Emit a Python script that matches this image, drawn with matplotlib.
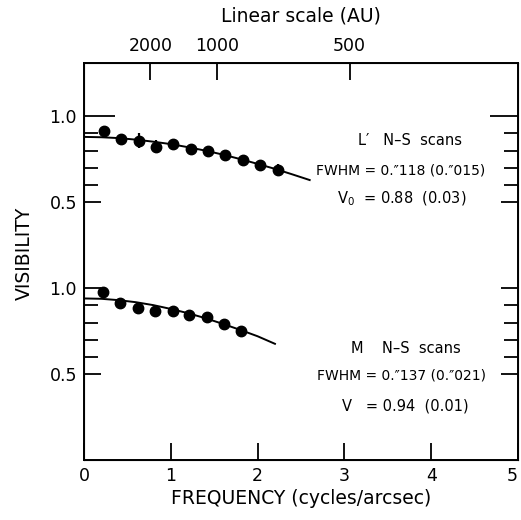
import matplotlib
matplotlib.use("Agg")
import matplotlib.pyplot as plt

# L' band, N-S scans (drawn in the upper strip, shifted up by one unit)
l_freq = [0.23, 0.43, 0.63, 0.83, 1.03, 1.23, 1.43, 1.63, 1.83, 2.03, 2.23]
l_vis = [0.912, 0.867, 0.859, 0.824, 0.837, 0.810, 0.800, 0.775, 0.745, 0.714, 0.688]
l_err = [0.0, 0.0, 0.045, 0.040, 0.0, 0.0, 0.0, 0.0, 0.0, 0.0, 0.035]
l_fit_freq = [0.0, 0.2, 0.4, 0.6, 0.8, 1.0, 1.2, 1.4, 1.6, 1.8, 2.0, 2.2, 2.4, 2.6]
l_fit_vis = [0.880, 0.878, 0.873, 0.864, 0.852, 0.838, 0.820, 0.800, 0.777, 0.751, 0.723, 0.694, 0.662, 0.629]

# M band, N-S scans (lower strip)
m_freq = [0.22, 0.42, 0.62, 0.82, 1.02, 1.21, 1.42, 1.61, 1.81]
m_vis = [0.975, 0.915, 0.882, 0.868, 0.866, 0.843, 0.830, 0.789, 0.750]
m_fit_freq = [0.0, 0.2, 0.4, 0.6, 0.8, 1.0, 1.2, 1.4, 1.6, 1.8, 2.0, 2.2]
m_fit_vis = [0.940, 0.938, 0.930, 0.918, 0.901, 0.879, 0.854, 0.825, 0.792, 0.757, 0.720, 0.676]

# top axis: linear scale in AU, freq = AU_CONST / AU
au_ticks = [2000, 1000, 500]
AU_CONST = 1530.0

x_ticks = [0, 1, 2, 3, 4, 5]
y_major = [0.5, 1.0, 1.5, 2.0]
y_major_labels = ["0.5", "1.0", "0.5", "1.0"]
y_minor = [0.6, 0.7, 0.8, 0.9, 1.6, 1.7, 1.8, 1.9]
OFFSET = 1.0  # vertical shift of the L' strip

plt.rcParams["font.family"] = "DejaVu Sans"

fig = plt.figure(figsize=(5.21, 5.20), dpi=100)
ax = fig.add_axes([84 / 521, 60 / 520, 434 / 521, 397 / 520])

lw = 1.4
ax.plot(l_fit_freq, [v + OFFSET for v in l_fit_vis], color="black", lw=lw)
ax.errorbar(l_freq, [v + OFFSET for v in l_vis], yerr=l_err, fmt="o", color="black",
            ms=7.5, elinewidth=1.6, capsize=0)
ax.plot(m_fit_freq, m_fit_vis, color="black", lw=lw)
ax.plot(m_freq, m_vis, "o", color="black", ms=7.5)

ax.set_xlim(0, 5)
ax.set_ylim(0, 2.31)
ax.set_xticks(x_ticks)
xlabels = ax.set_xticklabels([str(t) for t in x_ticks])
xlabels[-1].set_horizontalalignment("right")  # keep the "5" inside the picture
ax.set_yticks(y_major)
ax.set_yticklabels(y_major_labels)
ax.set_yticks(y_minor, minor=True)

ax.tick_params(axis="both", which="both", direction="in", width=1.3, labelsize=12.5)
ax.tick_params(axis="x", length=12, pad=5, top=False)
ax.tick_params(axis="y", which="major", length=12, pad=5, right=True)
ax.tick_params(axis="y", which="minor", length=10, right=True)

# the upper 1.0 tick is drawn longer on both sides
for tick in ax.yaxis.get_major_ticks():
    if tick.get_loc() == 2.0:
        tick.tick1line.set_markersize(22)
        tick.tick2line.set_markersize(20)

for s in ax.spines.values():
    s.set_linewidth(1.4)

top = ax.twiny()
top.set_xlim(ax.get_xlim())
top.set_xticks([AU_CONST / a for a in au_ticks])
top.set_xticklabels([str(a) for a in au_ticks])
top.tick_params(axis="x", direction="in", length=12, width=1.3, pad=6, labelsize=12.5)
top.set_xlabel("Linear scale (AU)", fontsize=13.5, labelpad=11)

ax.set_xlabel("FREQUENCY (cycles/arcsec)", fontsize=13.5, labelpad=3)
ax.set_ylabel("VISIBILITY", fontsize=13.5)
ax.yaxis.set_label_coords(-0.115, 0.52)

txt = dict(transform=ax.transAxes, ha="center", va="center", fontsize=10.5)
ax.text(0.751, 0.806, "L\u2032   N\u2013S  scans", **txt)
ax.text(0.730, 0.728, "FWHM = 0.\u2033118 (0.\u2033015)", fontsize=10, transform=ax.transAxes,
        ha="center", va="center")
ax.text(0.732, 0.657, "V$_0$  = 0.88  (0.03)", **txt)
ax.text(0.742, 0.282, "M    N\u2013S  scans", **txt)
ax.text(0.731, 0.212, "FWHM = 0.\u2033137 (0.\u2033021)", fontsize=10, transform=ax.transAxes,
        ha="center", va="center")
ax.text(0.740, 0.136, "V   = 0.94  (0.01)", **txt)

fig.savefig("out.png", dpi=100)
------------------------------------
Directions for this task → Give back the whole listing as it stands, minus its pictures.

Result of the exercise →
Emit a Python script that matches this image, drawn with matplotlib.
import matplotlib
matplotlib.use("Agg")
import matplotlib.pyplot as plt

# L' band, N-S scans (drawn in the upper strip, shifted up by one unit)
l_freq = [0.23, 0.43, 0.63, 0.83, 1.03, 1.23, 1.43, 1.63, 1.83, 2.03, 2.23]
l_vis = [0.912, 0.867, 0.859, 0.824, 0.837, 0.810, 0.800, 0.775, 0.745, 0.714, 0.688]
l_err = [0.0, 0.0, 0.045, 0.040, 0.0, 0.0, 0.0, 0.0, 0.0, 0.0, 0.035]
l_fit_freq = [0.0, 0.2, 0.4, 0.6, 0.8, 1.0, 1.2, 1.4, 1.6, 1.8, 2.0, 2.2, 2.4, 2.6]
l_fit_vis = [0.880, 0.878, 0.873, 0.864, 0.852, 0.838, 0.820, 0.800, 0.777, 0.751, 0.723, 0.694, 0.662, 0.629]

# M band, N-S scans (lower strip)
m_freq = [0.22, 0.42, 0.62, 0.82, 1.02, 1.21, 1.42, 1.61, 1.81]
m_vis = [0.975, 0.915, 0.882, 0.868, 0.866, 0.843, 0.830, 0.789, 0.750]
m_fit_freq = [0.0, 0.2, 0.4, 0.6, 0.8, 1.0, 1.2, 1.4, 1.6, 1.8, 2.0, 2.2]
m_fit_vis = [0.940, 0.938, 0.930, 0.918, 0.901, 0.879, 0.854, 0.825, 0.792, 0.757, 0.720, 0.676]

# top axis: linear scale in AU, freq = AU_CONST / AU
au_ticks = [2000, 1000, 500]
AU_CONST = 1530.0

x_ticks = [0, 1, 2, 3, 4, 5]
y_major = [0.5, 1.0, 1.5, 2.0]
y_major_labels = ["0.5", "1.0", "0.5", "1.0"]
y_minor = [0.6, 0.7, 0.8, 0.9, 1.6, 1.7, 1.8, 1.9]
OFFSET = 1.0  # vertical shift of the L' strip

plt.rcParams["font.family"] = "DejaVu Sans"

fig = plt.figure(figsize=(5.21, 5.20), dpi=100)
ax = fig.add_axes([84 / 521, 60 / 520, 434 / 521, 397 / 520])

lw = 1.4
ax.plot(l_fit_freq, [v + OFFSET for v in l_fit_vis], color="black", lw=lw)
ax.errorbar(l_freq, [v + OFFSET for v in l_vis], yerr=l_err, fmt="o", color="black",
            ms=7.5, elinewidth=1.6, capsize=0)
ax.plot(m_fit_freq, m_fit_vis, color="black", lw=lw)
ax.plot(m_freq, m_vis, "o", color="black", ms=7.5)

ax.set_xlim(0, 5)
ax.set_ylim(0, 2.31)
ax.set_xticks(x_ticks)
xlabels = ax.set_xticklabels([str(t) for t in x_ticks])
xlabels[-1].set_horizontalalignment("right")  # keep the "5" inside the picture
ax.set_yticks(y_major)
ax.set_yticklabels(y_major_labels)
ax.set_yticks(y_minor, minor=True)

ax.tick_params(axis="both", which="both", direction="in", width=1.3, labelsize=12.5)
ax.tick_params(axis="x", length=12, pad=5, top=False)
ax.tick_params(axis="y", which="major", length=12, pad=5, right=True)
ax.tick_params(axis="y", which="minor", length=10, right=True)

# the upper 1.0 tick is drawn longer on both sides
for tick in ax.yaxis.get_major_ticks():
    if tick.get_loc() == 2.0:
        tick.tick1line.set_markersize(22)
        tick.tick2line.set_markersize(20)

for s in ax.spines.values():
    s.set_linewidth(1.4)

top = ax.twiny()
top.set_xlim(ax.get_xlim())
top.set_xticks([AU_CONST / a for a in au_ticks])
top.set_xticklabels([str(a) for a in au_ticks])
top.tick_params(axis="x", direction="in", length=12, width=1.3, pad=6, labelsize=12.5)
top.set_xlabel("Linear scale (AU)", fontsize=13.5, labelpad=11)

ax.set_xlabel("FREQUENCY (cycles/arcsec)", fontsize=13.5, labelpad=3)
ax.set_ylabel("VISIBILITY", fontsize=13.5)
ax.yaxis.set_label_coords(-0.115, 0.52)

txt = dict(transform=ax.transAxes, ha="center", va="center", fontsize=10.5)
ax.text(0.751, 0.806, "L\u2032   N\u2013S  scans", **txt)
ax.text(0.730, 0.728, "FWHM = 0.\u2033118 (0.\u2033015)", fontsize=10, transform=ax.transAxes,
        ha="center", va="center")
ax.text(0.732, 0.657, "V$_0$  = 0.88  (0.03)", **txt)
ax.text(0.742, 0.282, "M    N\u2013S  scans", **txt)
ax.text(0.731, 0.212, "FWHM = 0.\u2033137 (0.\u2033021)", fontsize=10, transform=ax.transAxes,
        ha="center", va="center")
ax.text(0.740, 0.136, "V   = 0.94  (0.01)", **txt)

fig.savefig("out.png", dpi=100)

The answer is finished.